К концу дня на обоих берегах появилась масса палаток, устроенных из чего попало, и дымилось множество костров, и после весело проведенного с музыкой и пением вечера большинство пассажиров осталось ночевать на берегу.
Наутро жизнь пассажиров началась так же, как и накануне. Одни разводили костры и варили кофе, другие кипятили воду для зеленого чая, третьи отправлялись на розыски саксаула, приготовлялись удить рыбу, переправлялись в лодках на пароход и обратно, перекликались с парохода на берег или с одного берега на другой, и все делалось спокойно, не спеша, так как знали, что, когда будет возможно двинуться дальше, большой пароходный колокол за час зазвонит и все успеют вернуться на пароход.
В том отделении парохода, в котором устроились мы, поместился рядом с нами один старик сарт.
Видно было, что он из богатых, так как в числе своих вещей он имел много мешков с деньгами.
Не знаю, как теперь, но в то время в Бухаре и в соседних с нею государствах никакой крупной монеты не было.
Тогда в Бухаре единственно крупной монетой была так называемая «таньга» – неодинаково отрубленные кусочки серебра, которые равнялись приблизительно половине французского франка.
Сумму больше пятидесяти франков надо было уже носить непременно в специальных мешках, что было, особенно для путешественников, очень стеснительно.
Если имелись в этой монете тысячи и если приходилось их возить с собою, то буквально требовались десятки верблюдов или лошадей, чтобы перевозить деньги с места на место.
В очень редких случаях употреблялся следующий способ:
Имеющееся количество таньги давалось какому-нибудь бухарскому еврею, а тот давал записку к своему знакомому, тоже еврею, живущему в том месте, куда надо было ехать, и последний, с вычетом суммы за хлопоты, возвращал то же количество таньги.
Итак, у города Кирки, последнего пункта плавания нашего парохода, мы сошли с него и, пересев на нанятый «кобзырь»[9]
, отправились дальше.И вот, когда мы отъехали довольно далеко от Кирки, во время одной остановки уже за Термезом, когда профессор Скрыдлов вместе с рабочими сартами сошел с кобзыря и пошел в недалеко находящийся кишлак за провизией, к нашему кобзырю подошел другой кобзырь с пятью сартами, и они, не говоря ничего, начали выгружать со своего и нагружать на наш двадцать пять больших мешков, наполненных таньгой.

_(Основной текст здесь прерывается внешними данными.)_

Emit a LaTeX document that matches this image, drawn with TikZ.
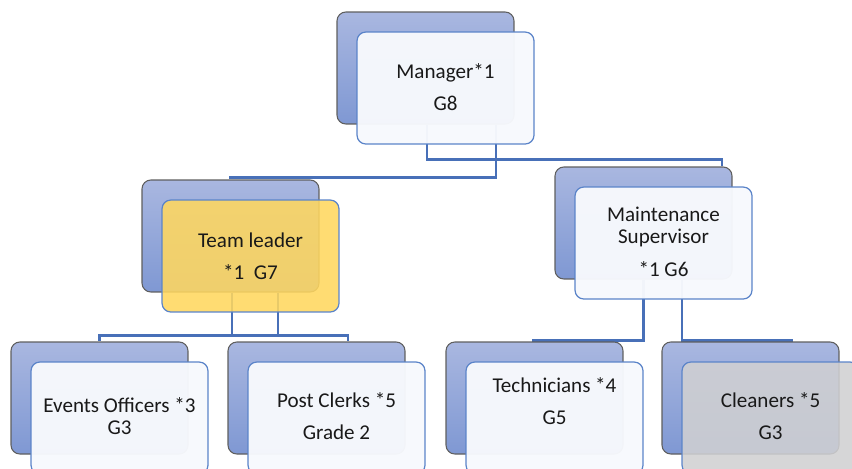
\documentclass[tikz,border=0pt]{standalone}
\usepackage{fontspec}
\setmainfont{Carlito}
\usetikzlibrary{backgrounds}
\definecolor{boxtop}{HTML}{A9B7E0}
\definecolor{boxbot}{HTML}{7F98D3}
\definecolor{boxline}{HTML}{5F5F5F}
\definecolor{cardfill}{HTML}{F7F9FD}
\definecolor{cardline}{HTML}{5B84C9}
\definecolor{leadfill}{HTML}{FFD75F}
\definecolor{cleanfill}{HTML}{D0D0D2}
\definecolor{linkblue}{HTML}{4870B8}

\begin{document}
\begin{tikzpicture}[x=0.02cm,y=-0.02cm,
  backbox/.style={draw=boxline, line width=0.6pt, rounded corners=5pt, top color=boxtop, bottom color=boxbot,
    minimum width=3.54cm, minimum height=2.24cm, inner sep=0pt},
  frontbox/.style={draw=cardline, line width=0.7pt, rounded corners=5pt, fill=cardfill, fill opacity=0.97,
    minimum width=3.54cm, minimum height=2.24cm, inner sep=0pt},
  boxtext/.style={align=center, text=black!90, font=\fontsize{12}{12.5}\selectfont, inner sep=0pt},
  link/.style={draw=linkblue, line width=1.5pt}]
  \newcommand{\post}[6]{
    \node[backbox] (#1b) at (#2,#3) {};
    \node[frontbox, #4] (#1f) at ([shift={(20,20)}]#1b.center) {};
    \node[boxtext] (#1t) at ([shift={(0,#5)}]#1f.center) {#6};
  }
  \useasboundingbox (0,0) rectangle (852,468);
  \clip (0,0) rectangle (852,468);

  \post{mgr}{425.5}{68}{}{-1}{Manager*1\\[6pt]G8}
  \post{lead}{230.5}{236}{fill=leadfill, fill opacity=0.88}{0}{Team leader\\[6pt]*1\ \ G7}
  \post{mnt}{643.5}{223}{}{-1}{Maintenance\\Supervisor\\[6.5pt]*1 G6}
  \post{evt}{99.5}{398}{}{-2}{Events Officers *3\\G3}
  \post{pst}{316.5}{398}{}{-2}{Post Clerks *5\\[6pt]Grade 2}
  \post{tec}{534.5}{398}{}{-17}{Technicians *4\\[6pt]G5}
  \post{cln}{750.5}{398}{fill=cleanfill, fill opacity=0.88}{-2}{Cleaners *5\\[6pt]G3}

  \begin{scope}[on background layer]
    \draw[link] ([shift={(70.5,0)}]mgrb.south) -- ++(0,53) -| (leadb.north);
    \draw[link] ([shift={(1.5,0)}]mgrb.south) -- ++(0,35) -| ([shift={(78.5,0)}]mntb.north);
    \draw[link] ([shift={(47.5,0)}]leadb.south) -- ++(0,43) -| (evtb.north);
    \draw[link] ([shift={(1.5,0)}]leadb.south) -- ++(0,43) -| ([shift={(31.5,0)}]pstb.north);
    \draw[link] (mntb.south) -- ++(0,61) -| ([shift={(-1.5,0)}]tecb.north);
    \draw[link] ([shift={(38.5,0)}]mntb.south) -- ++(0,61) -| ([shift={(41.5,0)}]clnb.north);
  \end{scope}
\end{tikzpicture}
\end{document}
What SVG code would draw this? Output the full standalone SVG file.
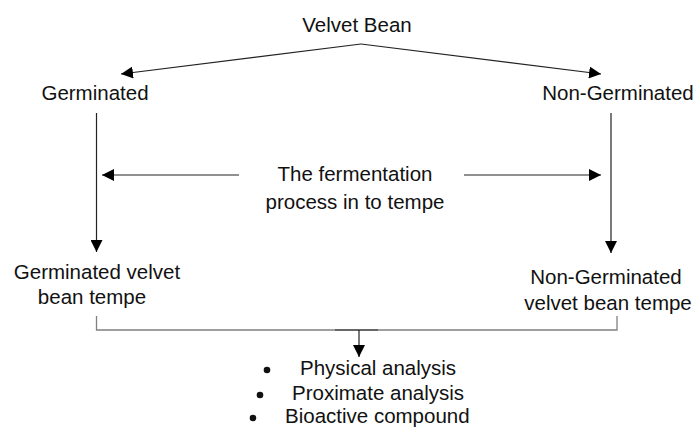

Я не сразу понял, в чем дело; только после того, как перегрузка была окончена, я со слов самого старшего из них понял, что он был пассажир того же парохода, на котором и мы ехали, и когда все слезли и на нашем месте остались эти мешки с таньгой, он, уверенный, что они забыты нами, узнав, куда мы отправились, решил скорее догнать нас и отдать нам, очевидно, по рассеянности забытую таньгу, и тут же добавил, сказав:
– Я решил непременно догнать вас, так как и со мною раз в жизни это самое случилось, и потому я очень хорошо понимаю, как плохо очутиться в чужом месте без этой заготовленной таньги, а мне, – продолжал он, – ничего, что на одну неделю опоздаю в свой кишлак: буду считать, что наш пароход лишний раз сел на мель!
Я не знал, как ответить и что сказать этому чудаку; все это было слишком неожиданно для меня, я мог только притвориться плохо понимающим по-сартски и ждать возвращения профессора, а пока стал угощать его и сопровождавших его рабочих водкой.
Увидя возвращающегося Скрыдлова, я немедленно поплыл к нему навстречу, якобы помочь ему перегрузить провизию, и рассказал, в чем дело.
Мы решили не отказываться от этих денег, но непременно узнать адрес этого еще не испорченного человека, желая послать ему в благодарность за его труды «пешкеш», а деньги потом передать ближайшему посту русской пограничной стражи с указанием названия парохода и времени его последнего рейса, а также по возможности подробно объяснить им всякие факты, могущие послужить к выяснению личности ехавшего с нами сарта, забывшего на пароходе эти мешки с таньгой.
Так мы и поступили.
Вскоре после этого случая, кстати сказать, на мой взгляд, никогда в среде современных европейцев не могущего произойти, доплыв до знаменитого города, связанного с именем Александра Македонского, ныне превращенного в обыкновенный афганский форт, мы окончательно сошли на землю и, войдя в заранее обдуманные роли, дальше уже продолжали наш путь пешком.
Проходя из одной местности в другую, сталкиваясь с людьми разных группировок, мы наконец дошли до центрального поселения «афридиев», считающегося сердцем Кафиристана.
Дорогой мы всюду выполняли все, что требовалось от дервиша и Сеида, т. е. я пел по-персидски религиозные стихи, а профессор, как говорится, «с-грехом-пополам» отбивал на «бубне» соответствующий ритм и собирал в нем подаяния.